>>>>>

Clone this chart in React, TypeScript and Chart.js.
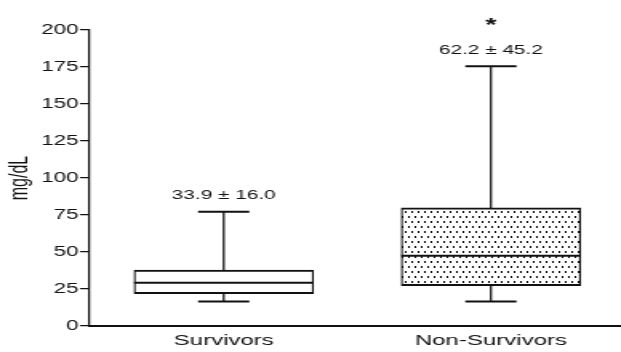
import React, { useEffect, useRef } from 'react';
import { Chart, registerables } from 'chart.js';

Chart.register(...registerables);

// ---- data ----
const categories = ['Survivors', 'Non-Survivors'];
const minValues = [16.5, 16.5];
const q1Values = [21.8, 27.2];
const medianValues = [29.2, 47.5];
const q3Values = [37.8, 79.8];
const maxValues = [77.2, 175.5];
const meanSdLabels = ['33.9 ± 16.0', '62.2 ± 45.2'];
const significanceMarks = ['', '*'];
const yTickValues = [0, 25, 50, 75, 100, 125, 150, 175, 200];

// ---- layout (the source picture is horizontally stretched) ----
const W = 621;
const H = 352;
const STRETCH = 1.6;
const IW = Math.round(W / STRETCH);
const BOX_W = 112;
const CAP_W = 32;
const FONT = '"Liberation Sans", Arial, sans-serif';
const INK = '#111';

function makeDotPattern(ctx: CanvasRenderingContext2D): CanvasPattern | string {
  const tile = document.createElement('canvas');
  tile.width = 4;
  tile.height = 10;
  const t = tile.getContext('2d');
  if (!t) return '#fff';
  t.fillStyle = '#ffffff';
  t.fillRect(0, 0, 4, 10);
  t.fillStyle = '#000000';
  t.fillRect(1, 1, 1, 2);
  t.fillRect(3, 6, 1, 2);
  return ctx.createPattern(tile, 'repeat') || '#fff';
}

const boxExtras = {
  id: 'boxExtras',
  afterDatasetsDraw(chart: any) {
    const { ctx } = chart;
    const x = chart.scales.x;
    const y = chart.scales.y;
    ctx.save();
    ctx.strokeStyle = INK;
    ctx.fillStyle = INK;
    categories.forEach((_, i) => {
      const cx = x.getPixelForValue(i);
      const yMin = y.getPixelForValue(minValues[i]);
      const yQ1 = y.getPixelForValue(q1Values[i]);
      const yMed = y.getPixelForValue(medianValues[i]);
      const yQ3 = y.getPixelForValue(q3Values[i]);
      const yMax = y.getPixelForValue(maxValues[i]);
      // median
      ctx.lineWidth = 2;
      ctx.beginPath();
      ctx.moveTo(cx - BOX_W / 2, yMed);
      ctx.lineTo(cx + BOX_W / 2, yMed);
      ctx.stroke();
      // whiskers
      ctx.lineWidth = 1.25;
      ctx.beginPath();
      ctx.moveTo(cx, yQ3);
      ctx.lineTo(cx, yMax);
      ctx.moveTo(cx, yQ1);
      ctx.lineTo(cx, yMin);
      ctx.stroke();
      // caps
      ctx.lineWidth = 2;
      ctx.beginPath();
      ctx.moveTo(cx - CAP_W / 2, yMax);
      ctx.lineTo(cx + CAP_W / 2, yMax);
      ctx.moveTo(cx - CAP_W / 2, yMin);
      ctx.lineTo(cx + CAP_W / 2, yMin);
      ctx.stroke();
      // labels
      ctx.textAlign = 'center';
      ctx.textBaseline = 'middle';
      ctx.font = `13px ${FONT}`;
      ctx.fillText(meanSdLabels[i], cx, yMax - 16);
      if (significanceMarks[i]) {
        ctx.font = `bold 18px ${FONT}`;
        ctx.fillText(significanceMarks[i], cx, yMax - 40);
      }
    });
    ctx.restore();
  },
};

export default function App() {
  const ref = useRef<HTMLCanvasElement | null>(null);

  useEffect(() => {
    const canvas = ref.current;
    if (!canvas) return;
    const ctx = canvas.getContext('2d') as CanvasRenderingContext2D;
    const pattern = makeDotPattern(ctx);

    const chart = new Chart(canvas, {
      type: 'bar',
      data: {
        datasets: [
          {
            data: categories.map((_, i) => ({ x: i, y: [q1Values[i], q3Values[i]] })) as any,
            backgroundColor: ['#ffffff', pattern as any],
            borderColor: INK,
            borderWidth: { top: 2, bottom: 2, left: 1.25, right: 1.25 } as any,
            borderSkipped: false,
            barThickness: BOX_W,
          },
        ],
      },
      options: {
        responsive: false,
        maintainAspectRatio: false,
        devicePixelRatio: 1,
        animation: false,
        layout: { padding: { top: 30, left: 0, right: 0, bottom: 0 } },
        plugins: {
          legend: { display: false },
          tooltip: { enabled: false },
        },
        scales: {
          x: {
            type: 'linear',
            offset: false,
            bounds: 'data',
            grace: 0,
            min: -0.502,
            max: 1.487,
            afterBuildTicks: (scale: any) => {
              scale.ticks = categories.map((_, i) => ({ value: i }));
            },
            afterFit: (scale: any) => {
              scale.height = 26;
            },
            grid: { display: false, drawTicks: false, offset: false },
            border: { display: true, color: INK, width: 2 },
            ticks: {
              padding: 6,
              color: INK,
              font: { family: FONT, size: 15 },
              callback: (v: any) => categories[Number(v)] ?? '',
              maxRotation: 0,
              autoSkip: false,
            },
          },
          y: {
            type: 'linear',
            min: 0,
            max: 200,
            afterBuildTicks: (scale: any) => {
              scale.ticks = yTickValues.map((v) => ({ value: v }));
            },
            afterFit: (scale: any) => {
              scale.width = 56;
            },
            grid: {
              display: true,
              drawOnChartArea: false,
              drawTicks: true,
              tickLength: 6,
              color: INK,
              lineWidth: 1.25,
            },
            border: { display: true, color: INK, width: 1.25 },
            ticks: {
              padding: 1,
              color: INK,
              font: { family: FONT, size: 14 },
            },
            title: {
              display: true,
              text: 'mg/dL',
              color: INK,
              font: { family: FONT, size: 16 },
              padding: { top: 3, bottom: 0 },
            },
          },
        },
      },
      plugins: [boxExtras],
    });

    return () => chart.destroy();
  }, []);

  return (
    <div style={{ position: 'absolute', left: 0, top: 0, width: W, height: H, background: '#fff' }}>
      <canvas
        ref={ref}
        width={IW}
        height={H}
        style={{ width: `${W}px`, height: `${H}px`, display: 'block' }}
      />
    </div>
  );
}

<<<<<

WRITTEN TASK:
Reproduce the material above in full and without alteration, but skip all pictures.

REPLY:
Clone this chart in React, TypeScript and Chart.js.
import React, { useEffect, useRef } from 'react';
import { Chart, registerables } from 'chart.js';

Chart.register(...registerables);

// ---- data ----
const categories = ['Survivors', 'Non-Survivors'];
const minValues = [16.5, 16.5];
const q1Values = [21.8, 27.2];
const medianValues = [29.2, 47.5];
const q3Values = [37.8, 79.8];
const maxValues = [77.2, 175.5];
const meanSdLabels = ['33.9 ± 16.0', '62.2 ± 45.2'];
const significanceMarks = ['', '*'];
const yTickValues = [0, 25, 50, 75, 100, 125, 150, 175, 200];

// ---- layout (the source picture is horizontally stretched) ----
const W = 621;
const H = 352;
const STRETCH = 1.6;
const IW = Math.round(W / STRETCH);
const BOX_W = 112;
const CAP_W = 32;
const FONT = '"Liberation Sans", Arial, sans-serif';
const INK = '#111';

function makeDotPattern(ctx: CanvasRenderingContext2D): CanvasPattern | string {
  const tile = document.createElement('canvas');
  tile.width = 4;
  tile.height = 10;
  const t = tile.getContext('2d');
  if (!t) return '#fff';
  t.fillStyle = '#ffffff';
  t.fillRect(0, 0, 4, 10);
  t.fillStyle = '#000000';
  t.fillRect(1, 1, 1, 2);
  t.fillRect(3, 6, 1, 2);
  return ctx.createPattern(tile, 'repeat') || '#fff';
}

const boxExtras = {
  id: 'boxExtras',
  afterDatasetsDraw(chart: any) {
    const { ctx } = chart;
    const x = chart.scales.x;
    const y = chart.scales.y;
    ctx.save();
    ctx.strokeStyle = INK;
    ctx.fillStyle = INK;
    categories.forEach((_, i) => {
      const cx = x.getPixelForValue(i);
      const yMin = y.getPixelForValue(minValues[i]);
      const yQ1 = y.getPixelForValue(q1Values[i]);
      const yMed = y.getPixelForValue(medianValues[i]);
      const yQ3 = y.getPixelForValue(q3Values[i]);
      const yMax = y.getPixelForValue(maxValues[i]);
      // median
      ctx.lineWidth = 2;
      ctx.beginPath();
      ctx.moveTo(cx - BOX_W / 2, yMed);
      ctx.lineTo(cx + BOX_W / 2, yMed);
      ctx.stroke();
      // whiskers
      ctx.lineWidth = 1.25;
      ctx.beginPath();
      ctx.moveTo(cx, yQ3);
      ctx.lineTo(cx, yMax);
      ctx.moveTo(cx, yQ1);
      ctx.lineTo(cx, yMin);
      ctx.stroke();
      // caps
      ctx.lineWidth = 2;
      ctx.beginPath();
      ctx.moveTo(cx - CAP_W / 2, yMax);
      ctx.lineTo(cx + CAP_W / 2, yMax);
      ctx.moveTo(cx - CAP_W / 2, yMin);
      ctx.lineTo(cx + CAP_W / 2, yMin);
      ctx.stroke();
      // labels
      ctx.textAlign = 'center';
      ctx.textBaseline = 'middle';
      ctx.font = `13px ${FONT}`;
      ctx.fillText(meanSdLabels[i], cx, yMax - 16);
      if (significanceMarks[i]) {
        ctx.font = `bold 18px ${FONT}`;
        ctx.fillText(significanceMarks[i], cx, yMax - 40);
      }
    });
    ctx.restore();
  },
};

export default function App() {
  const ref = useRef<HTMLCanvasElement | null>(null);

  useEffect(() => {
    const canvas = ref.current;
    if (!canvas) return;
    const ctx = canvas.getContext('2d') as CanvasRenderingContext2D;
    const pattern = makeDotPattern(ctx);

    const chart = new Chart(canvas, {
      type: 'bar',
      data: {
        datasets: [
          {
            data: categories.map((_, i) => ({ x: i, y: [q1Values[i], q3Values[i]] })) as any,
            backgroundColor: ['#ffffff', pattern as any],
            borderColor: INK,
            borderWidth: { top: 2, bottom: 2, left: 1.25, right: 1.25 } as any,
            borderSkipped: false,
            barThickness: BOX_W,
          },
        ],
      },
      options: {
        responsive: false,
        maintainAspectRatio: false,
        devicePixelRatio: 1,
        animation: false,
        layout: { padding: { top: 30, left: 0, right: 0, bottom: 0 } },
        plugins: {
          legend: { display: false },
          tooltip: { enabled: false },
        },
        scales: {
          x: {
            type: 'linear',
            offset: false,
            bounds: 'data',
            grace: 0,
            min: -0.502,
            max: 1.487,
            afterBuildTicks: (scale: any) => {
              scale.ticks = categories.map((_, i) => ({ value: i }));
            },
            afterFit: (scale: any) => {
              scale.height = 26;
            },
            grid: { display: false, drawTicks: false, offset: false },
            border: { display: true, color: INK, width: 2 },
            ticks: {
              padding: 6,
              color: INK,
              font: { family: FONT, size: 15 },
              callback: (v: any) => categories[Number(v)] ?? '',
              maxRotation: 0,
              autoSkip: false,
            },
          },
          y: {
            type: 'linear',
            min: 0,
            max: 200,
            afterBuildTicks: (scale: any) => {
              scale.ticks = yTickValues.map((v) => ({ value: v }));
            },
            afterFit: (scale: any) => {
              scale.width = 56;
            },
            grid: {
              display: true,
              drawOnChartArea: false,
              drawTicks: true,
              tickLength: 6,
              color: INK,
              lineWidth: 1.25,
            },
            border: { display: true, color: INK, width: 1.25 },
            ticks: {
              padding: 1,
              color: INK,
              font: { family: FONT, size: 14 },
            },
            title: {
              display: true,
              text: 'mg/dL',
              color: INK,
              font: { family: FONT, size: 16 },
              padding: { top: 3, bottom: 0 },
            },
          },
        },
      },
      plugins: [boxExtras],
    });

    return () => chart.destroy();
  }, []);

  return (
    <div style={{ position: 'absolute', left: 0, top: 0, width: W, height: H, background: '#fff' }}>
      <canvas
        ref={ref}
        width={IW}
        height={H}
        style={{ width: `${W}px`, height: `${H}px`, display: 'block' }}
      />
    </div>
  );
}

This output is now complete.